The Laird of Ulver is a dick. He
repeatedly assaults his wife to keep her pregnant in hopes of a son to call his
heir. When the fifth birth is yet another daughter, though stillborn, Marie,
the wife, has had enough. Her four daughters and she try to escape but his
lordship instead catches them and abandons them on Ulver Island, along with his
deformed boatman, Zoke. Nobody on the mainland ever saw them again.
In modern times, widower Frank
Ingram, trying to get over his wife’s tragic death, decides to buy a small
island “for a snip” to get away from it all and do some farming alone and
uninterrupted. It’s a fine plan and it more or less works until one stormy
night when five women show up on his doorstep.

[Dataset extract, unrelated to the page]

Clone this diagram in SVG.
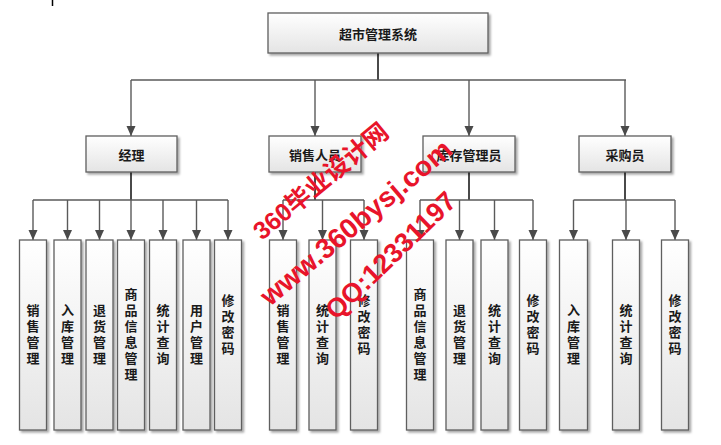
<svg xmlns="http://www.w3.org/2000/svg" width="721" height="445" viewBox="0 0 721 445">
<style>
.box{fill:url(#g);stroke:#5f5f5f;stroke-width:1.3;filter:url(#sh)}
.t{font-family:"Noto Sans CJK SC","Noto Sans",sans-serif;font-size:13px;font-weight:bold;fill:#1a1a1a;text-anchor:middle;dominant-baseline:central}
.v{font-family:"Noto Sans CJK SC","Noto Sans",sans-serif;font-size:13px;font-weight:bold;fill:#1a1a1a;text-anchor:middle;writing-mode:vertical-rl;letter-spacing:3px}
.ln{fill:none;stroke:#5a5a5a;stroke-width:1.4}
.stem{fill:none;stroke:#4a4a4a;stroke-width:2}
.ar{fill:none;stroke:#5a5a5a;stroke-width:1.4;marker-end:url(#ah)}
.wm{font-family:"Liberation Sans",Arial,"Noto Sans CJK SC",sans-serif;fill:#e8142a;font-weight:bold}
</style>
<defs>
<linearGradient id="g" x1="0" y1="0" x2="0" y2="1">
<stop offset="0" stop-color="#ffffff"/>
<stop offset="1" stop-color="#e4e4e4"/>
</linearGradient>
<filter id="sh" x="-20%" y="-20%" width="140%" height="140%">
<feDropShadow dx="2" dy="2" stdDeviation="1.2" flood-color="#000" flood-opacity="0.35"/>
</filter>
<marker id="ah" markerUnits="userSpaceOnUse" markerWidth="10" markerHeight="10" viewBox="0 0 10 10" refX="10" refY="5" orient="auto">
<path d="M0,0.5 L10,5 L0,9.5 Z" fill="#4a4a4a"/>
</marker>
</defs>
<rect width="721" height="445" fill="#ffffff"/>
<line x1="52.5" y1="0" x2="52.5" y2="6" stroke="#000" stroke-width="1.5"/>

<g id="connectors">
<line class="stem" x1="378" y1="53" x2="378" y2="80"/>
<line class="ln" x1="131" y1="80" x2="626" y2="80"/>
<line class="ar" x1="131" y1="80" x2="131" y2="136"/>
<line class="ar" x1="315" y1="80" x2="315" y2="136"/>
<line class="ar" x1="469" y1="80" x2="469" y2="136"/>
<line class="ar" x1="625" y1="80" x2="625" y2="136"/>

<line class="stem" x1="131" y1="172" x2="131" y2="200"/>
<line class="ln" x1="33" y1="200" x2="228" y2="200"/>
<line class="ar" x1="33" y1="200" x2="33" y2="240"/>
<line class="ar" x1="67.5" y1="200" x2="67.5" y2="240"/>
<line class="ar" x1="99.5" y1="200" x2="99.5" y2="240"/>
<line class="ar" x1="131" y1="200" x2="131" y2="240"/>
<line class="ar" x1="163" y1="200" x2="163" y2="240"/>
<line class="ar" x1="196.5" y1="200" x2="196.5" y2="240"/>
<line class="ar" x1="228" y1="200" x2="228" y2="240"/>

<line class="stem" x1="315" y1="172" x2="315" y2="200"/>
<line class="ln" x1="283" y1="200" x2="364" y2="200"/>
<line class="ar" x1="283" y1="200" x2="283" y2="240"/>
<line class="ar" x1="322.5" y1="200" x2="322.5" y2="240"/>
<line class="ar" x1="364" y1="200" x2="364" y2="240"/>

<line class="stem" x1="469" y1="172" x2="469" y2="200"/>
<line class="ln" x1="420" y1="200" x2="533" y2="200"/>
<line class="ar" x1="420" y1="200" x2="420" y2="240"/>
<line class="ar" x1="459.5" y1="200" x2="459.5" y2="240"/>
<line class="ar" x1="494.5" y1="200" x2="494.5" y2="240"/>
<line class="ar" x1="533" y1="200" x2="533" y2="240"/>

<line class="stem" x1="625" y1="172" x2="625" y2="200"/>
<line class="ln" x1="573.5" y1="200" x2="675" y2="200"/>
<line class="ar" x1="573.5" y1="200" x2="573.5" y2="240"/>
<line class="ar" x1="626" y1="200" x2="626" y2="240"/>
<line class="ar" x1="675" y1="200" x2="675" y2="240"/>
</g>

<g id="root"><rect class="box" x="268" y="13" width="220" height="40"/><text class="t" x="378" y="33">超市管理系统</text></g>

<g id="manager"><rect class="box" x="86" y="136" width="91" height="36"/><text class="t" x="131.5" y="154">经理</text></g>
<g id="sales"><rect class="box" x="269" y="136" width="92" height="36"/><text class="t" x="315" y="154">销售人员</text></g>
<g id="stock"><rect class="box" x="423" y="136" width="92" height="36"/><text class="t" x="469" y="154">库存管理员</text></g>
<g id="buyer"><rect class="box" x="579" y="136" width="92" height="36"/><text class="t" x="625" y="154">采购员</text></g>

<g id="m1"><rect class="box" x="19.5" y="240" width="27" height="190"/><text class="v" x="33" y="335.5">销售管理</text></g>
<g id="m2"><rect class="box" x="54" y="240" width="27" height="190"/><text class="v" x="67.5" y="335.5">入库管理</text></g>
<g id="m3"><rect class="box" x="86" y="240" width="27" height="190"/><text class="v" x="99.5" y="335.5">退货管理</text></g>
<g id="m4"><rect class="box" x="117.5" y="240" width="27" height="190"/><text class="v" x="131" y="335.5">商品信息管理</text></g>
<g id="m5"><rect class="box" x="149.5" y="240" width="27" height="190"/><text class="v" x="163" y="335.5">统计查询</text></g>
<g id="m6"><rect class="box" x="183" y="240" width="27" height="190"/><text class="v" x="196.5" y="335.5">用户管理</text></g>
<g id="m7"><rect class="box" x="214.5" y="240" width="27" height="190"/><text class="v" x="228" y="325.5">修改密码</text></g>

<g id="s1"><rect class="box" x="269.5" y="240" width="27" height="190"/><text class="v" x="283" y="335.5">销售管理</text></g>
<g id="s2"><rect class="box" x="309" y="240" width="27" height="190"/><text class="v" x="322.5" y="335.5">统计查询</text></g>
<g id="s3"><rect class="box" x="350.5" y="240" width="27" height="190"/><text class="v" x="364" y="325.5">修改密码</text></g>

<g id="k1"><rect class="box" x="406.5" y="240" width="27" height="190"/><text class="v" x="420" y="335.5">商品信息管理</text></g>
<g id="k2"><rect class="box" x="446" y="240" width="27" height="190"/><text class="v" x="459.5" y="335.5">退货管理</text></g>
<g id="k3"><rect class="box" x="481" y="240" width="27" height="190"/><text class="v" x="494.5" y="335.5">统计查询</text></g>
<g id="k4"><rect class="box" x="519.5" y="240" width="27" height="190"/><text class="v" x="533" y="325.5">修改密码</text></g>

<g id="b1"><rect class="box" x="559.5" y="240" width="28" height="190"/><text class="v" x="573.5" y="335.5">入库管理</text></g>
<g id="b2"><rect class="box" x="612.5" y="240" width="27" height="190"/><text class="v" x="626" y="335.5">统计查询</text></g>
<g id="b3"><rect class="box" x="661.5" y="240" width="27" height="190"/><text class="v" x="675" y="325.5">修改密码</text></g>

<g id="watermark">
<text class="wm" font-size="25" transform="translate(262,241) rotate(-39.5)">360毕业设计网</text>
<text class="wm" font-size="28" transform="translate(270,307) rotate(-40)">www.360bysj.com</text>
<text class="wm" font-size="27" transform="translate(336,321) rotate(-44)">QQ:12331197</text>
</g>
</svg>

Their story isn’t very cohesive,
and Frank finally learns that they are a mother, Samantha, and her four
daughters. We, the readers, have a good idea who they really are.
The story is played out with
Marie and her clan alternating every other chapter with Samantha’s brood and we
follow Frank’s plight as they take over his house, his land and his life. His
frustration becomes our frustration, and Smith ratchets up the tenseness
of the situation (in both eras) brilliantly until we just want it all to end! I
don’t mean that in a bad way. I was just looking for relief for Frank.
The only problem I had with the
book was remembering all of the daughters and mothers’ names while reading.
Somebody on less medication than me would likely have no problem with that but
I got confused a few times about which daughter was acting out during some
moments. But the book is very satisfying, and I plowed through the last 100
pages just hoping to speed things up for poor Frank!
Top shelf GNS right here. And check out that Les Edwards cover!! Wow!